Supplied data:
########

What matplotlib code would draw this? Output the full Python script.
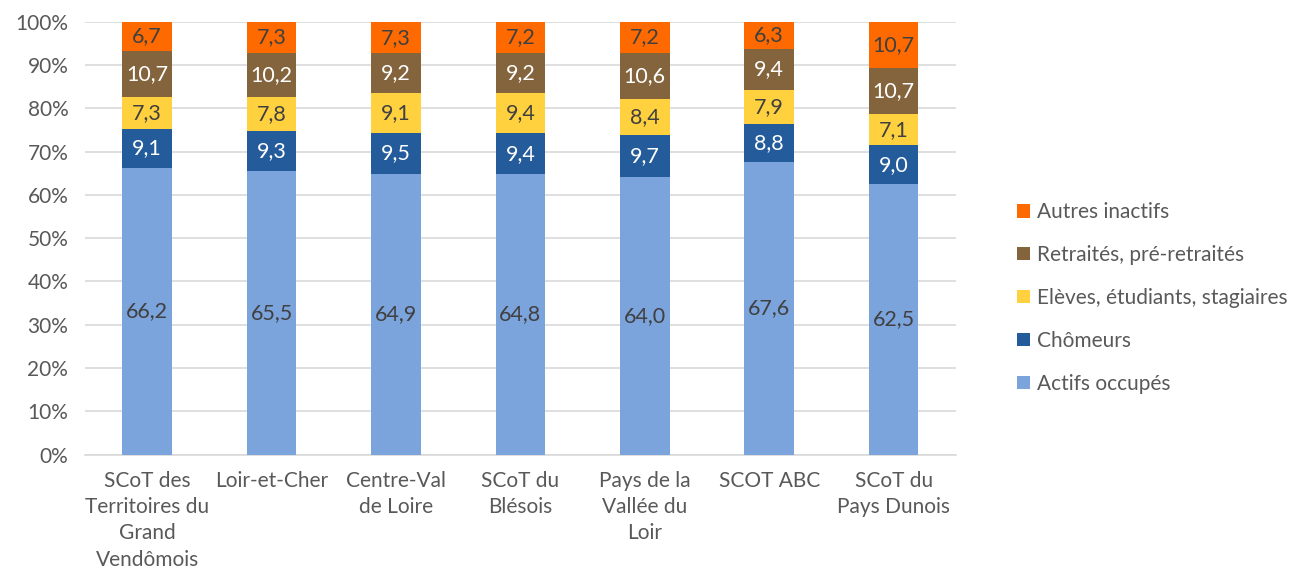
import numpy as np
import matplotlib
matplotlib.use("Agg")
import matplotlib.pyplot as plt

plt.rcParams["font.family"] = ["Lato", "DejaVu Sans"]

categories = [
    "SCoT des\nTerritoires du\nGrand\nVendômois",
    "Loir-et-Cher",
    "Centre-Val\nde Loire",
    "SCoT du\nBlésois",
    "Pays de la\nVallée du\nLoir",
    "SCOT ABC",
    "SCoT du\nPays Dunois",
]
series_names = [
    "Actifs occupés",
    "Chômeurs",
    "Elèves, étudiants, stagiaires",
    "Retraités, pré-retraités",
    "Autres inactifs",
]
actifs = [66.2, 65.5, 64.9, 64.8, 64.0, 67.6, 62.5]
chomeurs = [9.1, 9.3, 9.5, 9.4, 9.7, 8.8, 9.0]
eleves = [7.3, 7.8, 9.1, 9.4, 8.4, 7.9, 7.1]
retraites = [10.7, 10.2, 9.2, 9.2, 10.6, 9.4, 10.7]
autres = [6.7, 7.3, 7.3, 7.2, 7.2, 6.3, 10.7]

colors = ["#7BA3DC", "#245B9B", "#FFD13F", "#84643D", "#FF6A00"]
label_colors = ["#404040", "white", "#404040", "white", "#404040"]
text_gray = "#595959"

series = [actifs, chomeurs, eleves, retraites, autres]

fig = plt.figure(figsize=(12.9, 5.74), dpi=100)
ax = fig.add_axes([0.0659, 0.208, 0.675, 0.754])

x = np.arange(len(categories))
total = np.sum(np.array(series), axis=0)
bottom = np.zeros(len(categories))
handles = []
for vals, name, col, lc in zip(series, series_names, colors, label_colors):
    vals = np.array(vals)
    frac = vals / total * 100
    bars = ax.bar(x, frac, width=0.4, bottom=bottom, color=col, label=name, zorder=3)
    handles.append(bars)
    for xi, b, f, v in zip(x, bottom, frac, vals):
        ax.text(xi, b + f / 2, f"{v:.1f}".replace(".", ","), ha="center", va="center",
                color=lc, fontsize=15.5, zorder=4)
    bottom += frac

ax.set_xlim(-0.5, len(categories) - 0.5)
ax.set_ylim(0, 100)
ax.set_yticks(np.arange(0, 101, 10))
ax.set_yticklabels([f"{v}%" for v in range(0, 101, 10)])
ax.yaxis.grid(True, color="#D9D9D9", linewidth=1.2, zorder=0)
ax.set_xticks(x)
ax.set_xticklabels(categories, va="top", linespacing=1.38)
ax.tick_params(axis="both", length=0, labelsize=15, labelcolor=text_gray)
ax.tick_params(axis="x", pad=12)
ax.tick_params(axis="y", pad=12)
for s in ["top", "right", "left"]:
    ax.spines[s].set_visible(False)
ax.spines["bottom"].set_color("#D9D9D9")
ax.spines["bottom"].set_linewidth(1.2)

leg = fig.legend(handles[::-1], series_names[::-1], loc="center left",
                 bbox_to_anchor=(0.774, 0.481), frameon=False, fontsize=15,
                 handlelength=0.63, handleheight=0.63, handletextpad=0.3,
                 labelspacing=1.1, labelcolor=text_gray)

fig.savefig("out.png", dpi=100)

########

Exercise instructions: Restate the data above word for word. Do not include the images.

The result:
What matplotlib code would draw this? Output the full Python script.
import numpy as np
import matplotlib
matplotlib.use("Agg")
import matplotlib.pyplot as plt

plt.rcParams["font.family"] = ["Lato", "DejaVu Sans"]

categories = [
    "SCoT des\nTerritoires du\nGrand\nVendômois",
    "Loir-et-Cher",
    "Centre-Val\nde Loire",
    "SCoT du\nBlésois",
    "Pays de la\nVallée du\nLoir",
    "SCOT ABC",
    "SCoT du\nPays Dunois",
]
series_names = [
    "Actifs occupés",
    "Chômeurs",
    "Elèves, étudiants, stagiaires",
    "Retraités, pré-retraités",
    "Autres inactifs",
]
actifs = [66.2, 65.5, 64.9, 64.8, 64.0, 67.6, 62.5]
chomeurs = [9.1, 9.3, 9.5, 9.4, 9.7, 8.8, 9.0]
eleves = [7.3, 7.8, 9.1, 9.4, 8.4, 7.9, 7.1]
retraites = [10.7, 10.2, 9.2, 9.2, 10.6, 9.4, 10.7]
autres = [6.7, 7.3, 7.3, 7.2, 7.2, 6.3, 10.7]

colors = ["#7BA3DC", "#245B9B", "#FFD13F", "#84643D", "#FF6A00"]
label_colors = ["#404040", "white", "#404040", "white", "#404040"]
text_gray = "#595959"

series = [actifs, chomeurs, eleves, retraites, autres]

fig = plt.figure(figsize=(12.9, 5.74), dpi=100)
ax = fig.add_axes([0.0659, 0.208, 0.675, 0.754])

x = np.arange(len(categories))
total = np.sum(np.array(series), axis=0)
bottom = np.zeros(len(categories))
handles = []
for vals, name, col, lc in zip(series, series_names, colors, label_colors):
    vals = np.array(vals)
    frac = vals / total * 100
    bars = ax.bar(x, frac, width=0.4, bottom=bottom, color=col, label=name, zorder=3)
    handles.append(bars)
    for xi, b, f, v in zip(x, bottom, frac, vals):
        ax.text(xi, b + f / 2, f"{v:.1f}".replace(".", ","), ha="center", va="center",
                color=lc, fontsize=15.5, zorder=4)
    bottom += frac

ax.set_xlim(-0.5, len(categories) - 0.5)
ax.set_ylim(0, 100)
ax.set_yticks(np.arange(0, 101, 10))
ax.set_yticklabels([f"{v}%" for v in range(0, 101, 10)])
ax.yaxis.grid(True, color="#D9D9D9", linewidth=1.2, zorder=0)
ax.set_xticks(x)
ax.set_xticklabels(categories, va="top", linespacing=1.38)
ax.tick_params(axis="both", length=0, labelsize=15, labelcolor=text_gray)
ax.tick_params(axis="x", pad=12)
ax.tick_params(axis="y", pad=12)
for s in ["top", "right", "left"]:
    ax.spines[s].set_visible(False)
ax.spines["bottom"].set_color("#D9D9D9")
ax.spines["bottom"].set_linewidth(1.2)

leg = fig.legend(handles[::-1], series_names[::-1], loc="center left",
                 bbox_to_anchor=(0.774, 0.481), frameon=False, fontsize=15,
                 handlelength=0.63, handleheight=0.63, handletextpad=0.3,
                 labelspacing=1.1, labelcolor=text_gray)

fig.savefig("out.png", dpi=100)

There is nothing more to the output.